Source: By Jeff Wilson, Bloomberg • Posted: Friday, November 21, 2014

Corn futures rose for the first time in a week on signs of increasing demand for shipments from the U.S., the world’s top exporter. Wheat prices gained on concern that cold weather will trim planted acreage.

Corn, used to make livestock feed and a gasoline additive, dropped 5.7 percent in the previous four sessions. Export sales in the week ended Nov. 13 jumped 80 percent to 908,689 metric tons from a week earlier, and the number of chicks placed on feed last week rose 1.7 percent from a year earlier, U.S. Department of Agriculture data show. Production of ethanol rose to the second-highest ever, government figures showed yesterday.

“Exports are supportive as importers stepped in to acquire more bushels,” Shawn McCambridge, the senior grain analyst for Jefferies LLC said in a telephone interview from Chicago. “Ethanol production is increasing, and we are seeing a steady expansion in livestock feeding.”

On the Chicago Board of Trade, corn futures for delivery in March rose 2.7 percent to close at $3.8625 a bushel at 1:15 p.m. Earlier, the price touched $3.7525, the lowest for a most-active contract since Nov. 11.
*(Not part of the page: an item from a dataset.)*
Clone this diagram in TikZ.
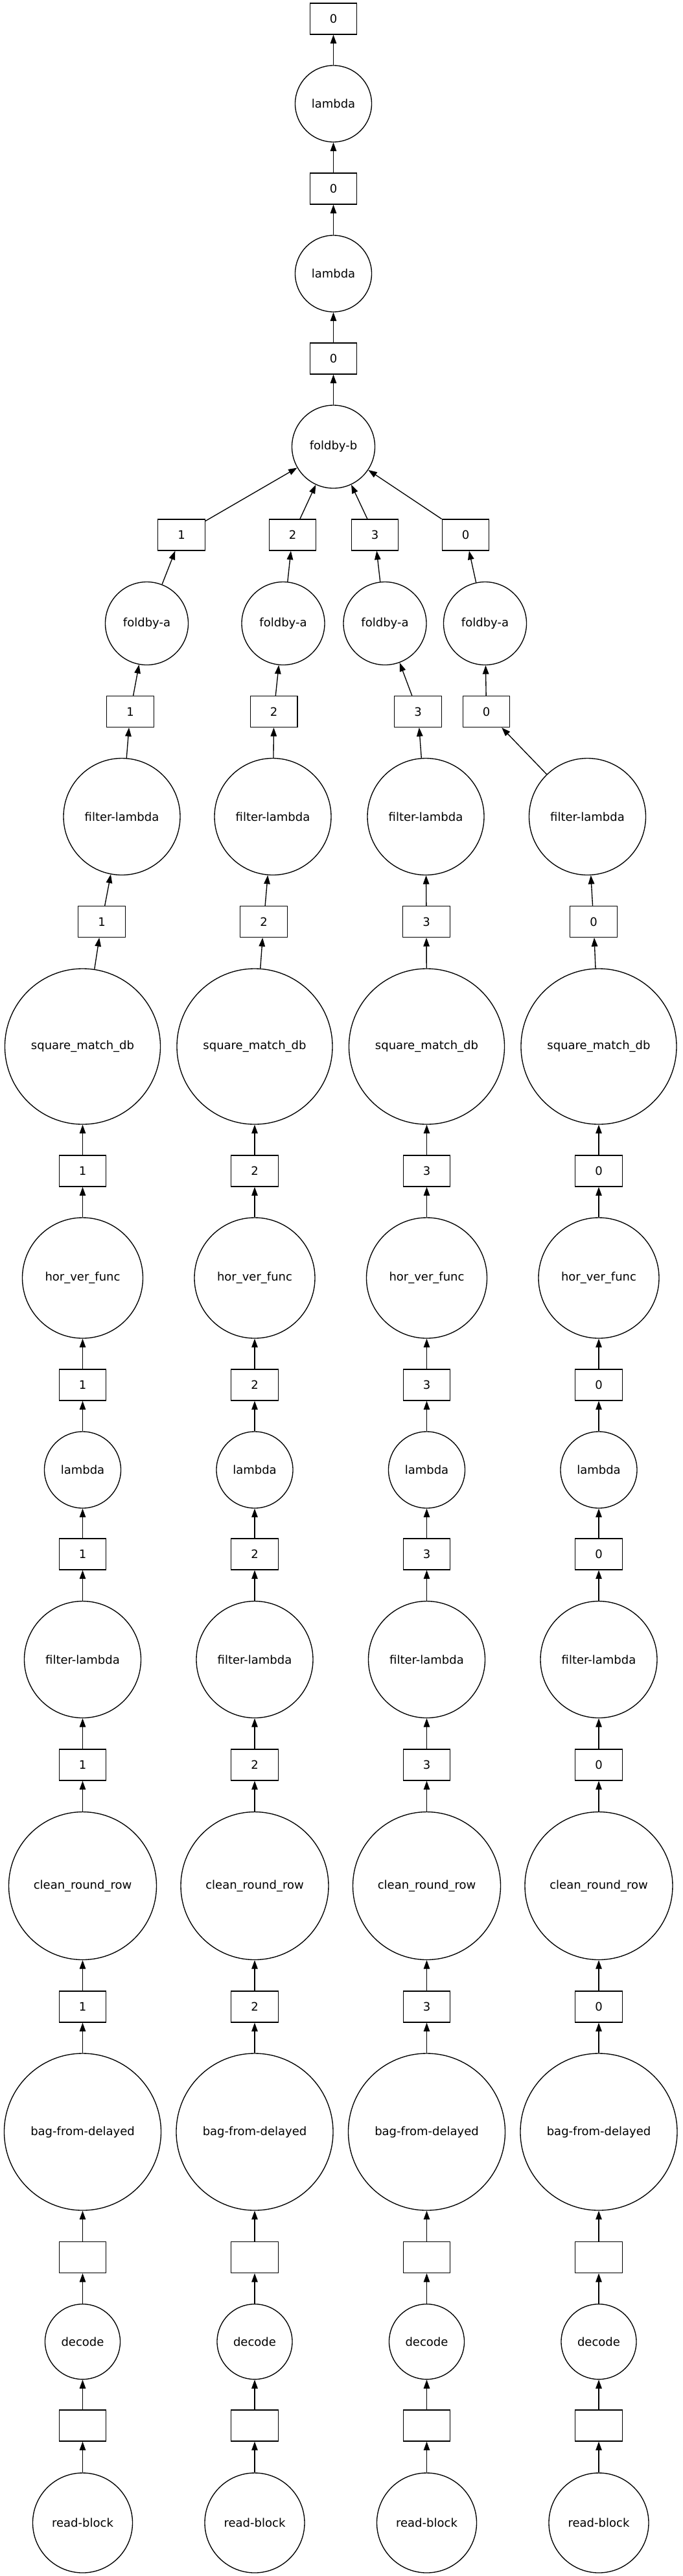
\documentclass[tikz,border=0pt]{standalone}
\usepackage{fontspec}
\setmainfont{DejaVu Sans}
\usetikzlibrary{arrows.meta}
\begin{document}
\begin{tikzpicture}[x=1pt,y=-1pt,
  every node/.style={font=\fontsize{18}{21}\selectfont, line width=1.35pt},
  fn/.style={circle,draw,inner sep=0pt,minimum size=#1},
  dbox/.style={rectangle,draw,inner sep=0pt,minimum width=72.5pt,minimum height=48pt},
  edge/.style={draw,line width=1.35pt,-{Triangle[length=13.5pt,width=9.5pt]}}]
\fill[white] (0,0) rectangle (1053,3973);
\useasboundingbox (0,0) rectangle (1053,3973);
% top chain
\node[dbox] (t0) at (514.5,29) {0};
\node[fn=118] (l1) at (514.5,160) {lambda};
\node[dbox] (t2) at (514.5,291) {0};
\node[fn=118] (l3) at (514.5,422) {lambda};
\node[dbox] (t4) at (514.5,553) {0};
\node[fn=128] (fb) at (514.5,689) {foldby-b};
\draw[edge] (fb) -- (t4);
\draw[edge] (t4) -- (l3);
\draw[edge] (l3) -- (t2);
\draw[edge] (t2) -- (l1);
\draw[edge] (l1) -- (t0);
% columns
\foreach \c/\x/\lab/\xa/\xb/\xc/\xd/\xe in {1/127.5/1/157/188/201/226.5/280, 2/393/2/407/421/422.7/437/451.5, 3/658.5/3/658/657/645/594/578.5, 4/924/0/916/906.5/750.5/748.5/718.5}{
  \node[fn=154] (rb-\c) at (\x,3891) {read-block};
  \node[dbox] (b24-\c) at (\x,3741) {};
  \node[fn=116] (dec-\c) at (\x,3611.6) {decode};
  \node[dbox] (b22-\c) at (\x,3481.5) {};
  \node[fn=242] (bfd-\c) at (\x,3288) {bag-from-delayed};
  \node[dbox] (b20-\c) at (\x,3095) {\lab};
  \node[fn=228] (crr-\c) at (\x,2908.5) {clean\_round\_row};
  \node[dbox] (b18-\c) at (\x,2722) {\lab};
  \node[fn=180] (flb-\c) at (\x,2559.5) {filter-lambda};
  \node[dbox] (b16-\c) at (\x,2397) {\lab};
  \node[fn=118] (lam-\c) at (\x,2267) {lambda};
  \node[dbox] (b14-\c) at (\x,2136) {\lab};
  \node[fn=186] (hvf-\c) at (\x,1971) {hor\_ver\_func};
  \node[dbox] (b12-\c) at (\x,1806) {\lab};
  \node[fn=240] (smd-\c) at (\x,1614) {square\_match\_db};
  \node[dbox] (b10-\c) at (\xa,1421.5) {\lab};
  \node[fn=180] (fla-\c) at (\xb,1259.5) {filter-lambda};
  \node[dbox] (b8-\c) at (\xc,1097.5) {\lab};
  \node[fn=128] (fa-\c) at (\xd,961.5) {foldby-a};
  \node[dbox] (b6-\c) at (\xe,825) {\lab};
  \draw[edge] (rb-\c) -- (b24-\c);
  \draw[edge] (b24-\c) -- (dec-\c);
  \draw[edge] (dec-\c) -- (b22-\c);
  \draw[edge] (b22-\c) -- (bfd-\c);
  \draw[edge] (bfd-\c) -- (b20-\c);
  \draw[edge] (b20-\c) -- (crr-\c);
  \draw[edge] (crr-\c) -- (b18-\c);
  \draw[edge] (b18-\c) -- (flb-\c);
  \draw[edge] (flb-\c) -- (b16-\c);
  \draw[edge] (b16-\c) -- (lam-\c);
  \draw[edge] (lam-\c) -- (b14-\c);
  \draw[edge] (b14-\c) -- (hvf-\c);
  \draw[edge] (hvf-\c) -- (b12-\c);
  \draw[edge] (b12-\c) -- (smd-\c);
  \draw[edge] (smd-\c) -- (b10-\c);
  \draw[edge] (b10-\c) -- (fla-\c);
  \draw[edge] (fla-\c) -- (b8-\c);
  \draw[edge] (b8-\c) -- (fa-\c);
  \draw[edge] (fa-\c) -- (b6-\c);
  \draw[edge] (b6-\c) -- (fb);
}
\end{tikzpicture}
\end{document}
Wheat futures for March delivery rose 2.1 percent to $5.525 a bushel, the biggest gain since Nov. 12.

McCambridge said that a Midwest freeze may reduce planting of the soft-red winter variety by 90,000 acres from the 8 million he expected a month earlier.

Soybean futures for January delivery advanced 1.6 percent to $10.205 a bushel, the biggest increase since Nov. 11. Delays persisted in shipping supplies to processors.

U.S. freight-train speeds last week were the slowest since 2009 for the period, while carloads of grain in the week ended Nov. 15 fell 3.9 percent from a year earlier, according to Association of American Railroads data.

While soybean output is forecast to rise to a record 3.958 billion bushels, inventories left from last year’s crop were the lowest since 1973, the USDA said this month.